La vida sacerdotal de San Josemaría no sólo ayudó a muchos a acercarse a Dios, también iluminó a personas que, sin compartir la fe cristiana, reconocían en sus palabras unos valores que son universales y válidos para todos: La invitación a hacer bien el trabajo y hacerlo por amor, la grandeza del servicio, la solidaridad especialmente con los más pobres y necesitados, la alegría en las dificultades, el valor de la amistad, la importancia de perdonar y de pedir perdón.

Específicamente para los sacerdotes, San Josemaría dejó un camino luminoso. Les decía que fueran siempre administradores de la gracia de Dios sin buscar ventajas materiales o personales, que no buscaran personalismos o brillar con luz propia, más bien buscar reflejar la luz de Cristo.

San Josemaría fue un enamorado de Dios y, por lo tanto, un enamorado de la Eucaristía. Yo, en lo personal, estoy convencido de que San Josemaría fue y es el instrumento del que Dios se sirvió para mi vocación sacerdotal.

Termino con un hecho que a mí me impresiona y es que, a principios de los años 50, San Josemaría estuvo dispuesto a dejar la obra que había fundado para dedicarse a otra fundación dedicada específicamente a fomentar la santidad en los sacerdotes diocesanos.

Incluso lo consultó con un personaje importante de la Curia romana, que lo animó a ello. Pero, de alguna manera, Dios le hizo ver que dentro del Opus Dei cabían los sacerdotes diocesanos, sin que ello afectase en nada a la dependencia jurisdiccional de sus obispos.

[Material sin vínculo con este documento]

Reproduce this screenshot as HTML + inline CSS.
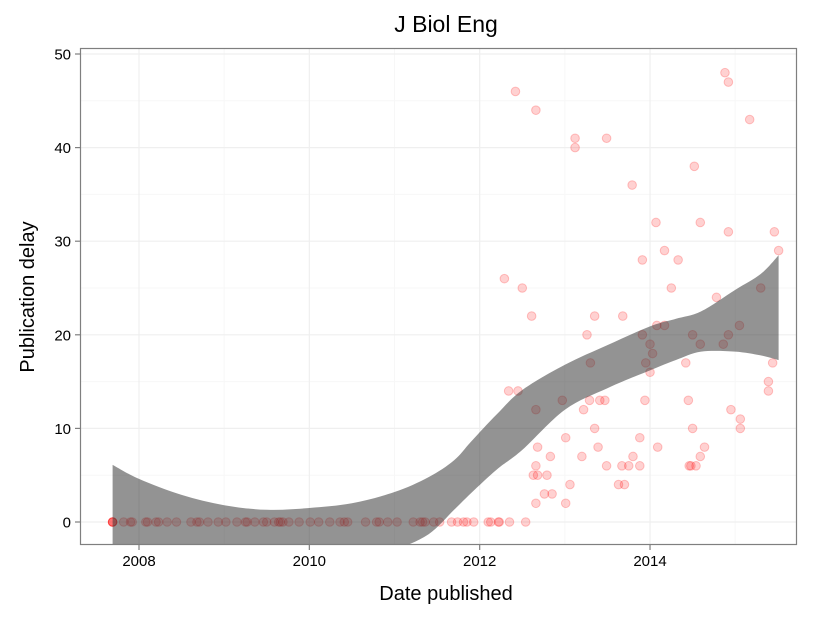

Así, se llenó de alegría, porque podía ofrecer a los sacerdotes diocesanos una espiritualidad de santidad en el cumplimiento amoroso de las tareas de servicio a los fieles. Una alegría que compartiremos todos juntos este 28 de marzo, en el centenario de una vocación que despertó muchas vocaciones más.

Padre Carlos Núñez

* El autor es Vicario del Opus Dei para el Norte de México.